In the process of engaging our imagination some let it run wild with the creation of worst possible scenarios—gloom and doom—negativity in action. This is, I believe more visualization than imagination. The “horror” images of bad dreams or the fear that causes us to perceive reality as more dangerous than it actually is have their roots in some past experience. Our feelings take over and our mind exaggerates the situation in anticipation of a perceived threat. It’s important to note that escalating suspicion may be reality based. It’s not “bad”—it’s simply needs a strong balance with left-brain action to figure out what to do next.

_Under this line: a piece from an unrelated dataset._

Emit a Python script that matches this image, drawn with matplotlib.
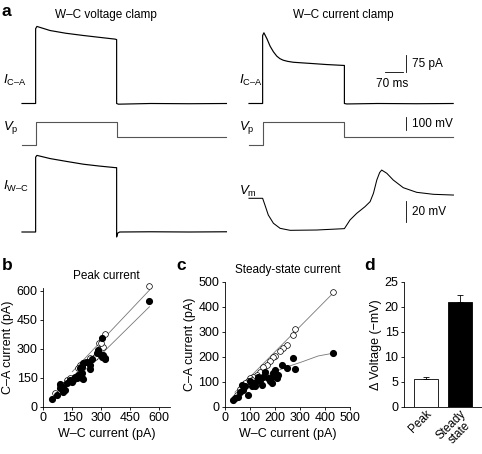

Only humans can imagine—can generate images in the mind that have never before been seen. All creativity begins with imagination. It lives in the right hemisphere of our brain—that’s the one most of us don’t use very much. It’s where inspiration lives. It triggers goose-bumps when a magnificent painting overwhelms us with strong feeling. It stimulates tears when a simple collection of words are so beautifully crafted as to communicate intensity beyond the literal meaning of the words used. It allows us to explain how something is used, to assign value to an object, to identify patterns of behavior or data of any kind that allow us to see “the big picture.”

Both hemispheres are essential to our ability to function and explore complex questions. These two halves of the brain have different roles in our thinking. The left hemisphere, the one supporting logic, judging, critical analysis, linear orderliness, probably dominates most people today. It’s the most active, the most available, the quickest to respond. We can’t, however, accomplish major ends without recognizing that we need both the right and the left hemispheres—working together, yet separately, to provide us with all the data we need to understand and deal with the difficult questions of today.

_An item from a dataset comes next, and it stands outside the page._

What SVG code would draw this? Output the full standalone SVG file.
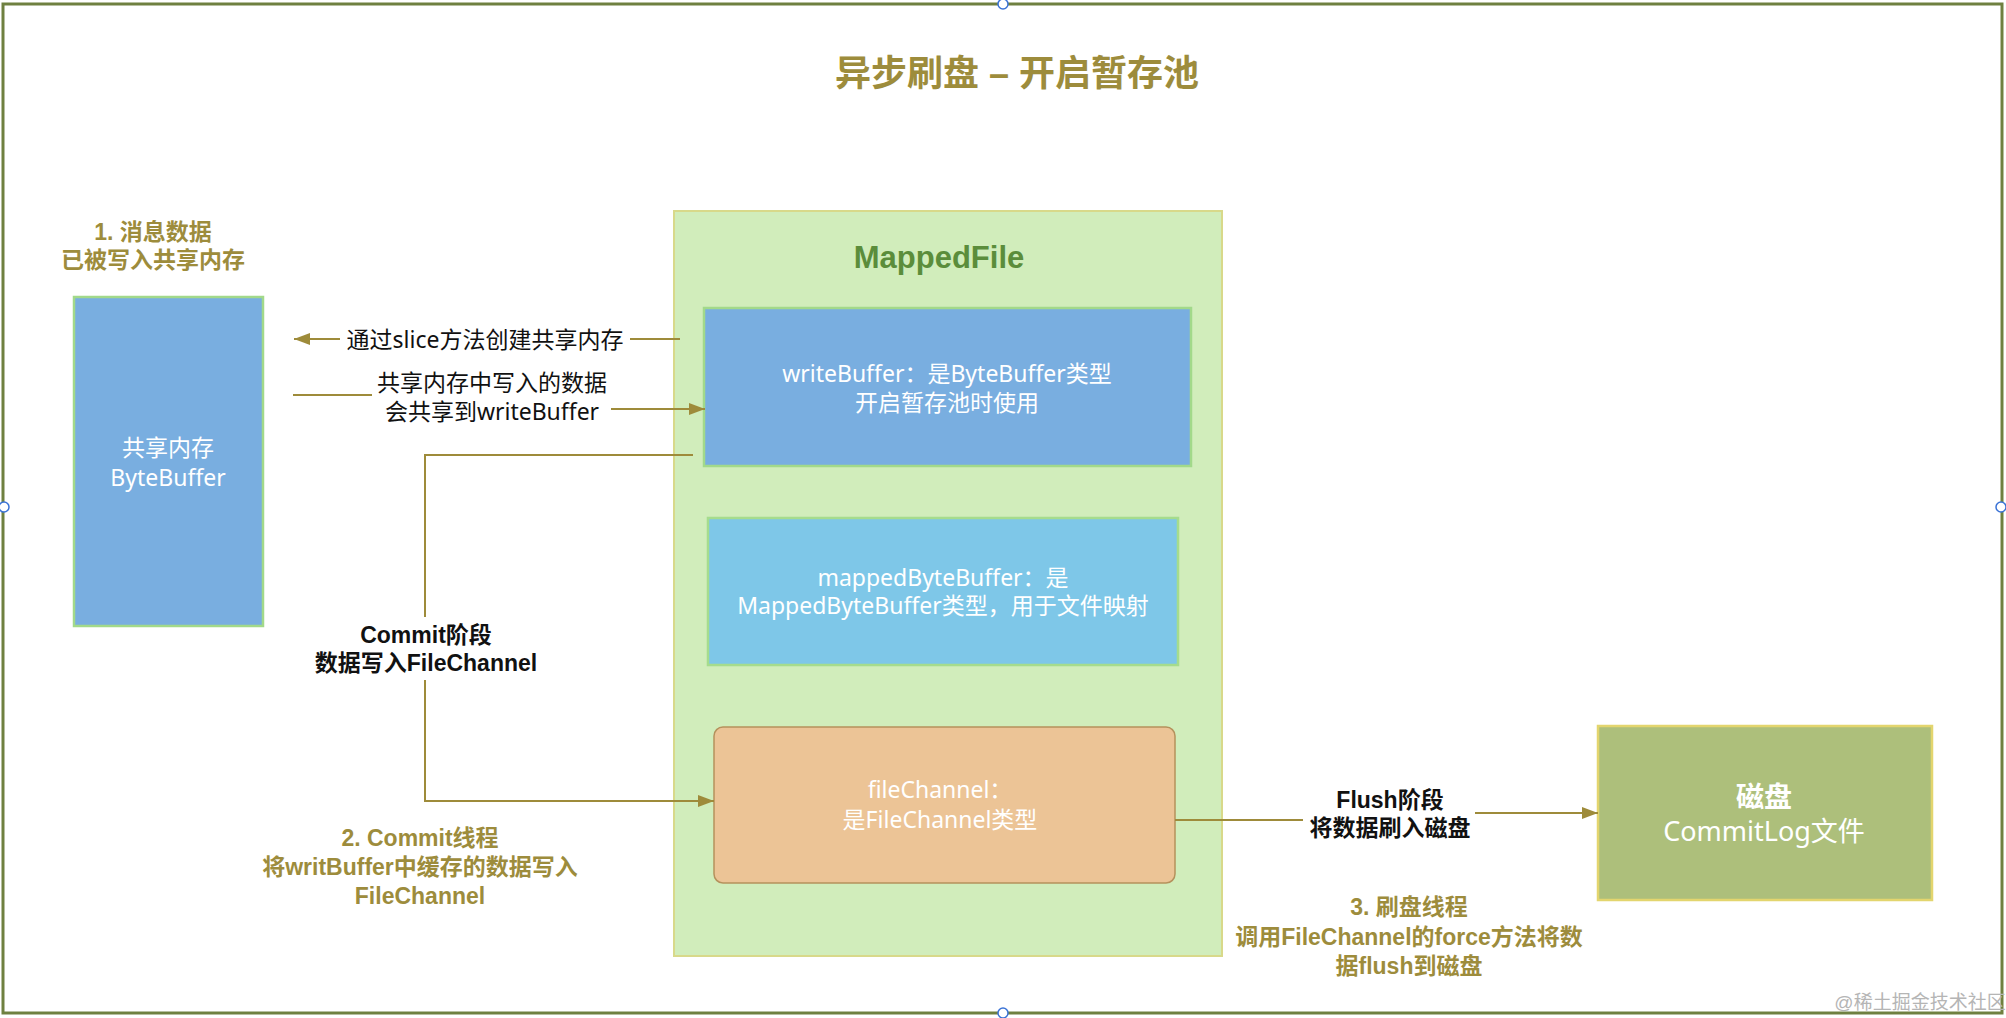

They are linked together at the base of the brain with some wonderful wiring called the corpus collosum, and they provide us two modes of thinking—one, the left, heavily oriented to verbal action and the other, on the right, oriented to the non-verbal. The left uses logic and the right uses feeling. Facts rule the left and imagination rules the right.

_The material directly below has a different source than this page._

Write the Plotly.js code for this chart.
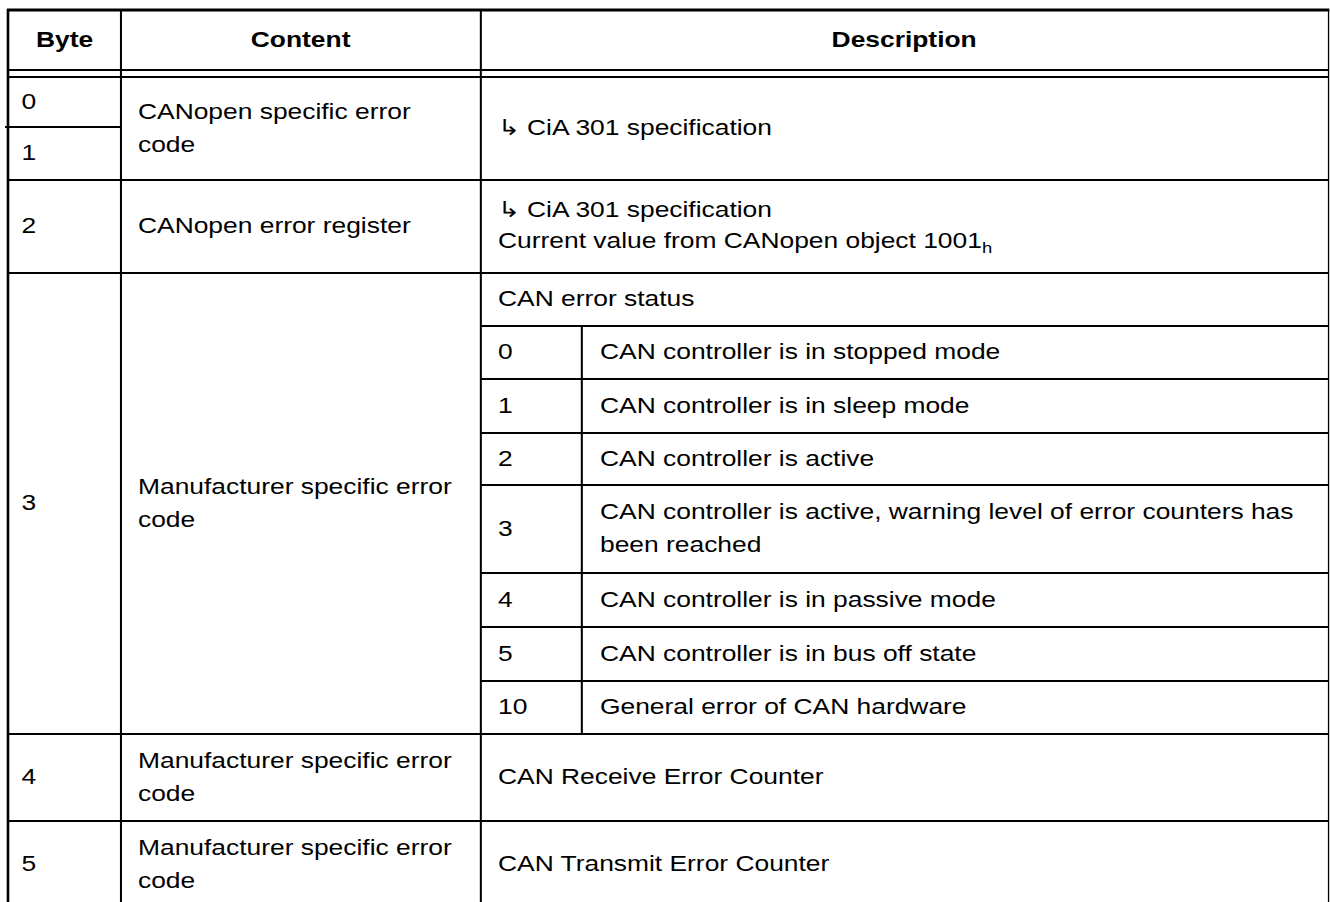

Problem solving, then, becomes a synthesizing process involving information from both sources. One of the problems in our thinking lies in over dependence on left brain information.

We seek to objectify things like faith. We like to identify specific linear procedures for establishing faith—rules, step-by-step approaches. It’s beginnings, however, lie not so much with instruction as with a mind-set of significant models in a child’s life. The step-by-step approach will yield some understanding, but only at a verbal level. The mind-sets are transmitted non-verbally and become patterns of thought within the child’s mind. These “ideas” become words—words receive meaning and become concepts. The concepts facilitate the development of a belief system necessitating faith. It seems to be attained through images formed through the process of metaphor.

VanHuesen and Brooks finished their song about Imagination with lines that might possibly indicate some “faith” problems.

Have you ever felt a gentle touch and then a kiss
And then, find it’s only your imagination again?
Oh, well…

Imagination is silly, you go around willy-nilly
For example I go around wanting you
And yet I can’t imagine that you want me, too.